Recorded information –

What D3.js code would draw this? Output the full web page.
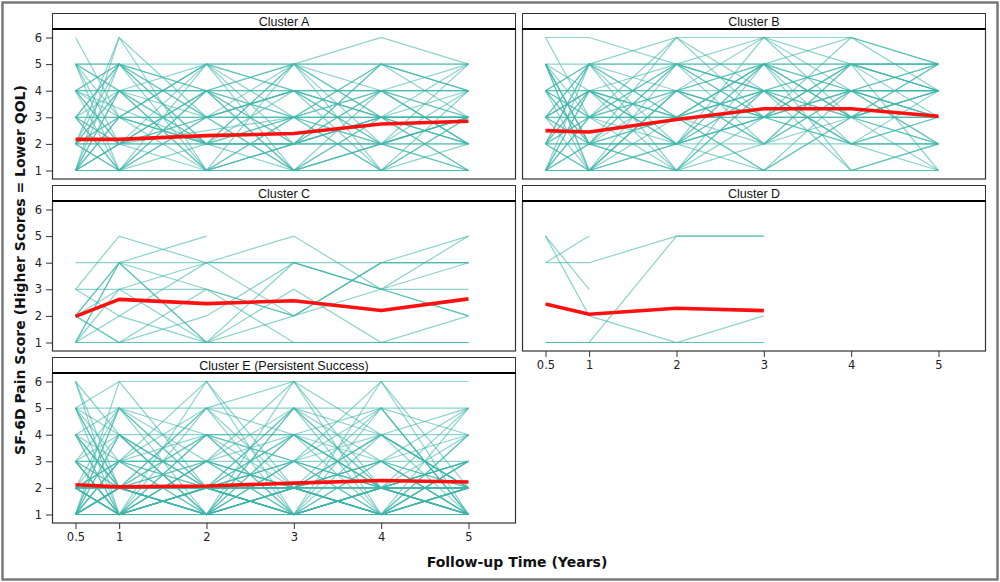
<!DOCTYPE html>
<html><head><meta charset="utf-8">
<script src="https://cdn.jsdelivr.net/npm/d3@7"></script>
<style>body{margin:0;background:#fff}svg{display:block}</style>
</head><body>
<script>
const times = [0.5, 1, 2, 3, 4, 5];
const timeLabels = ["0.5", "1", "2", "3", "4", "5"];
const yTicks = [1, 2, 3, 4, 5, 6];
const clusterNames = ["Cluster A", "Cluster B", "Cluster C", "Cluster D", "Cluster E (Persistent Success)"];
const xTitle = "Follow-up Time (Years)";
const yTitle = "SF-6D Pain Score (Higher Scores = Lower QOL)";

// mean trajectories (red)
const meanA = [2.17, 2.17, 2.31, 2.39, 2.75, 2.85];
const meanB = [2.50, 2.45, 2.92, 3.32, 3.32, 3.04];
const meanC = [1.98, 2.62, 2.46, 2.57, 2.20, 2.64];
const meanD = [2.45, 2.06, 2.29, 2.20, null, null];
const meanE = [2.12, 2.04, 2.07, 2.18, 2.28, 2.22];

// individual trajectories (teal), values at times 0.5,1,2,3,4,5 (null = missing)
const trajA = [
[6,3,2,2,3,3],[1,6,1,2,2,1],[2,6,3,3,4,4],[5,5,5,5,5,5],[5,4,3,3,3,3],[4,4,4,4,4,4],
[3,3,3,3,3,3],[2,2,2,2,2,2],[1,1,1,1,1,1],[1,1,1,1,1,1],[1,2,1,1,1,1],[5,1,3,5,6,5],
[4,5,2,4,3,3],[3,1,4,2,5,4],[2,4,5,3,2,1],[1,5,2,1,3,2],[5,2,4,5,4,2],[4,3,1,5,1,4],
[3,5,3,1,4,3],[2,3,5,4,2,5],[1,4,2,3,5,4],[4,1,1,2,3,3],[3,2,4,1,2,2],[2,5,3,4,3,1],
[1,3,5,2,4,5],[5,3,2,3,1,3],[4,2,5,1,3,2],[3,4,1,3,5,5],[2,1,2,5,3,4],[1,2,3,4,4,3],
[4,5,4,2,2,3],[3,3,5,5,2,3],[2,4,1,3,4,2],[1,3,2,5,3,1],[5,4,4,1,2,4],[3,1,3,4,1,3],
[4,4,2,2,5,3],[2,2,4,3,1,2],[1,1,5,4,3,3],[3,2,2,2,4,4],[2,3,3,1,2,3],[5,5,4,3,3,3],
[4,2,3,4,4,2],[1,4,4,5,5,4],[3,5,1,2,3,5],[2,1,4,4,2,3],[1,2,null,3,2,3],[4,null,2,2,3,2]
];
const trajB = [
[6,6,5,6,6,5],[6,3,6,4,5,4],[5,2,6,6,4,3],[4,5,6,3,6,5],[3,4,2,6,5,4],[2,5,4,6,3,5],
[1,3,5,5,6,4],[5,5,5,5,5,5],[4,4,4,4,4,4],[3,3,3,3,3,3],[2,2,2,2,2,2],[1,1,1,1,1,1],
[1,1,1,1,1,1],[5,1,3,4,2,2],[4,2,1,3,4,5],[3,5,3,1,3,2],[2,1,4,5,4,3],[1,4,2,3,5,4],
[5,3,4,2,3,1],[4,1,5,4,1,2],[3,2,1,5,3,4],[2,4,3,2,5,5],[1,5,5,3,3,3],[5,4,2,4,4,4],
[4,3,3,5,2,3],[3,1,2,4,5,5],[2,3,5,4,4,2],[1,2,3,3,4,4],[5,2,2,3,3,4],[4,5,1,2,4,3],
[3,4,4,3,5,5],[2,2,5,4,3,4],[1,3,1,4,2,2],[3,3,4,5,4,4],[2,1,2,3,4,3],[4,4,3,1,3,5],
[1,1,4,2,5,1],[5,2,5,3,2,4],[3,5,2,5,1,2],[2,4,1,4,3,3],[4,2,2,1,4,2],[1,2,3,5,3,4],
[3,4,5,2,4,5],[2,3,3,4,2,1],[5,1,4,3,5,3],[4,3,2,5,3,2],[1,4,3,4,4,4],[3,2,4,3,2,3],
[2,5,3,5,5,4]
];
const trajC = [
[3,5,4,2,3,4],[2,4,5,null,null,null],[4,4,4,4,3,2],[3,3,3,2,4,4],[1,4,1,4,3,5],
[2,3,4,5,3,3],[1,1,1,1,1,1],[1,1,1,1,1,1],[2,1,2,4,4,4],[1,3,1,3,1,2],
[2,4,1,1,1,1],[1,2,4,4,3,2],[3,2,1,2,4,4],[2,1,3,1,1,1],[1,4,3,2,4,5]
];
const trajD = [
[4,5,null,null,null,null],[4,4,5,5,null,null],[5,3,null,null,null,null],
[5,2,1,2,null,null],[1,1,5,5,null,null],[1,1,1,1,null,null],[1,1,1,1,null,null]
];
const trajE = [
[6,1,3,6,4,2],[6,4,2,1,2,1],[5,6,6,6,6,6],[1,6,2,5,3,1],[2,3,6,2,1,2],[1,2,5,6,1,3],
[3,1,4,3,6,2],[4,2,1,4,5,1],[5,5,5,5,5,5],[4,4,4,4,4,4],[3,3,3,3,3,3],[2,2,2,2,2,2],
[2,2,2,2,2,2],[1,1,1,1,1,1],[1,1,1,1,1,1],[1,1,1,1,1,1],[1,1,1,1,1,1],[2,1,1,2,1,1],
[1,2,2,1,2,2],[5,1,3,2,4,5],[4,5,2,1,3,4],[3,4,1,5,2,3],[2,5,4,3,1,2],[1,3,5,4,3,1],
[5,2,4,1,2,3],[4,1,2,3,4,2],[3,2,5,1,1,4],[2,4,1,2,5,1],[1,5,3,4,2,5],[5,3,1,2,3,1],
[4,3,4,1,2,2],[3,1,2,4,1,3],[2,2,3,5,4,1],[1,4,1,3,5,4],[5,4,2,3,1,2],[4,2,3,2,3,5],
[3,5,1,1,4,2],[2,1,4,4,2,3],[1,3,2,5,1,4],[2,2,1,3,2,1],[1,1,3,2,3,2],[3,2,2,1,1,1],
[2,3,1,1,2,2],[1,2,4,2,1,1],[1,1,2,3,2,3],[2,1,2,1,3,2],[3,3,2,2,1,1],[1,2,1,2,4,2],
[2,1,3,1,1,2],[4,1,1,2,2,1],[1,4,2,1,1,3],[2,2,1,4,2,2],[1,3,3,1,2,1],[3,1,1,3,2,2],
[1,2,2,2,3,1],[2,1,1,1,2,4],[1,1,2,1,1,2],[5,2,1,1,2,1],[1,5,2,2,1,1],[2,1,5,2,1,2],
[1,2,1,5,2,1],[2,1,2,1,5,1],[1,1,1,2,1,5],[4,2,2,2,1,2],[3,1,2,2,2,1],[2,3,3,2,2,3],
[1,2,2,4,2,1],[1,1,2,2,4,2],[6,2,1,2,1,3],[1,1,6,1,2,1],[2,2,1,6,2,2],[1,2,2,1,6,1]
];

const panels = [
  {name: clusterNames[0], traj: trajA, mean: meanA, col: 0, row: 0, yAxis: true,  xAxis: false},
  {name: clusterNames[1], traj: trajB, mean: meanB, col: 1, row: 0, yAxis: false, xAxis: false},
  {name: clusterNames[2], traj: trajC, mean: meanC, col: 0, row: 1, yAxis: true,  xAxis: false},
  {name: clusterNames[3], traj: trajD, mean: meanD, col: 1, row: 1, yAxis: false, xAxis: true},
  {name: clusterNames[4], traj: trajE, mean: meanE, col: 0, row: 2, yAxis: true,  xAxis: true}
];

const W = 1000, H = 582;
const colLeft = [52, 522], panelW = 464;
const rowTop = [13, 185, 357], headH = 16, plotH = 150;

const svg = d3.select("body").append("svg").attr("width", W).attr("height", H);
svg.append("rect").attr("x", 0).attr("y", 0).attr("width", W).attr("height", H).attr("fill", "#fff");
svg.append("rect").attr("x", 2.5).attr("y", 2.5).attr("width", W - 5).attr("height", H - 5)
  .attr("fill", "none").attr("stroke", "#7a7a7a").attr("stroke-width", 2.5);

panels.forEach(p => {
  const left = colLeft[p.col], top = rowTop[p.row];
  const pTop = top + headH, pBot = pTop + plotH;
  const x = d3.scaleLinear().domain([0.5, 5]).range([left + 23.5, left + 416.5]);
  const y = d3.scaleLinear().domain([1, 6]).range([pBot - 8.5, pTop + 8.5]);
  const g = svg.append("g");

  // header
  g.append("rect").attr("x", left + 0.5).attr("y", top + 0.5).attr("width", panelW - 1).attr("height", headH)
    .attr("fill", "#fff").attr("stroke", "#333").attr("stroke-width", 1);
  g.append("text").attr("x", left + panelW / 2).attr("y", top + 12.5).attr("text-anchor", "middle")
    .attr("font-family", "Liberation Sans, Arial, sans-serif").attr("font-size", 12.5).attr("fill", "#111")
    .text(p.name);

  // plot frame
  g.append("rect").attr("x", left + 0.5).attr("y", pTop).attr("width", panelW - 1).attr("height", plotH)
    .attr("fill", "#fff").attr("stroke", "#333").attr("stroke-width", 1.2);

  const line = d3.line().x(d => x(d.t)).y(d => y(d.v));
  p.traj.forEach(tr => {
    const pts = tr.map((v, i) => ({t: times[i], v})).filter(d => d.v != null);
    g.append("path").attr("d", line(pts)).attr("fill", "none")
      .attr("stroke", "rgb(62,182,170)").attr("stroke-opacity", 0.6).attr("stroke-width", 1.2);
  });
  const mpts = p.mean.map((v, i) => ({t: times[i], v})).filter(d => d.v != null);
  g.append("path").attr("d", line(mpts)).attr("fill", "none")
    .attr("stroke", "#ff1010").attr("stroke-width", 3.6).attr("stroke-linejoin", "round");

  // header bottom thick line
  g.append("line").attr("x1", left).attr("x2", left + panelW).attr("y1", pTop).attr("y2", pTop)
    .attr("stroke", "#000").attr("stroke-width", 2.2);

  if (p.yAxis) {
    const ya = g.append("g").attr("transform", `translate(${left},0)`)
      .call(d3.axisLeft(y).tickValues(yTicks).tickSize(6).tickPadding(4).tickFormat(d3.format("d")));
    ya.select(".domain").remove();
    ya.selectAll("line").attr("stroke", "#333");
    ya.selectAll("text").attr("font-family", "DejaVu Sans, sans-serif").attr("font-size", 11.5).attr("fill", "#222");
  }
  if (p.xAxis) {
    const xa = g.append("g").attr("transform", `translate(0,${pBot})`)
      .call(d3.axisBottom(x).tickValues(times).tickSize(6).tickPadding(4).tickFormat((d, i) => timeLabels[i]));
    xa.select(".domain").remove();
    xa.selectAll("line").attr("stroke", "#333");
    xa.selectAll("text").attr("font-family", "DejaVu Sans, sans-serif").attr("font-size", 11.5).attr("fill", "#222");
  }
});

svg.append("text").attr("x", 517).attr("y", 567).attr("text-anchor", "middle")
  .attr("font-family", "DejaVu Sans, sans-serif").attr("font-weight", "bold").attr("font-size", 14).attr("fill", "#111")
  .text(xTitle);
svg.append("text").attr("transform", "translate(25,270) rotate(-90)").attr("text-anchor", "middle")
  .attr("font-family", "DejaVu Sans, sans-serif").attr("font-weight", "bold").attr("font-size", 14).attr("fill", "#111")
  .text(yTitle);
</script>
</body></html>
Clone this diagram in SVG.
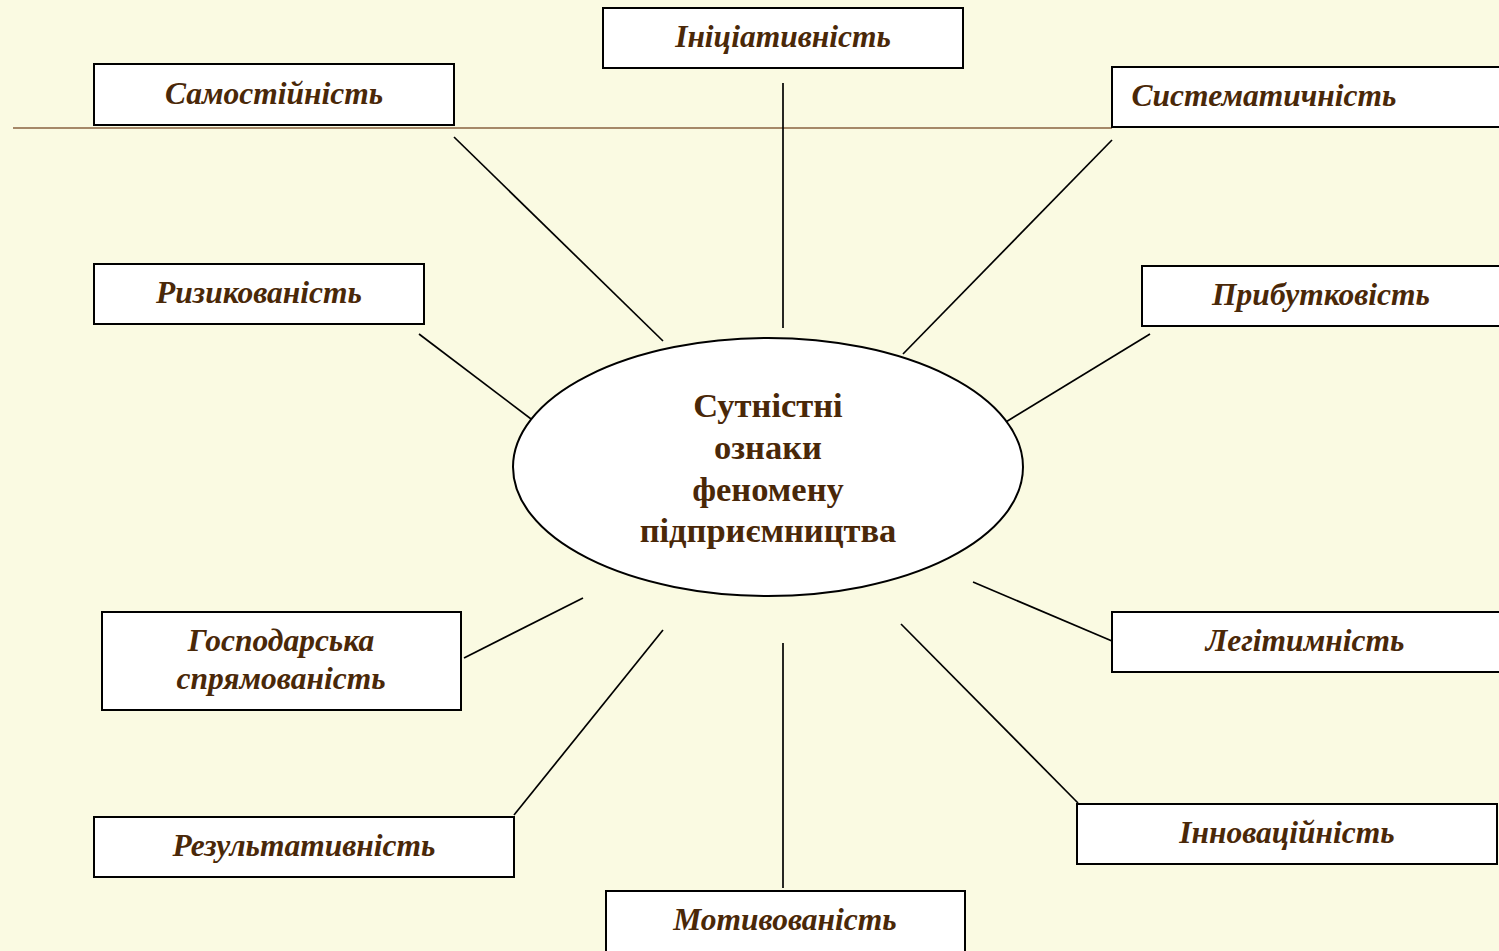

Exercise objective – Word for word, give again the lines from the first entry to the line with "Pain Score (Higher", inclusive. Exclude the pictures.

Exercise output –
What D3.js code would draw this? Output the full web page.
<!DOCTYPE html>
<html><head><meta charset="utf-8">
<script src="https://cdn.jsdelivr.net/npm/d3@7"></script>
<style>body{margin:0;background:#fff}svg{display:block}</style>
</head><body>
<script>
const times = [0.5, 1, 2, 3, 4, 5];
const timeLabels = ["0.5", "1", "2", "3", "4", "5"];
const yTicks = [1, 2, 3, 4, 5, 6];
const clusterNames = ["Cluster A", "Cluster B", "Cluster C", "Cluster D", "Cluster E (Persistent Success)"];
const xTitle = "Follow-up Time (Years)";
const yTitle = "SF-6D Pain Score (Higher Scores = Lower QOL)";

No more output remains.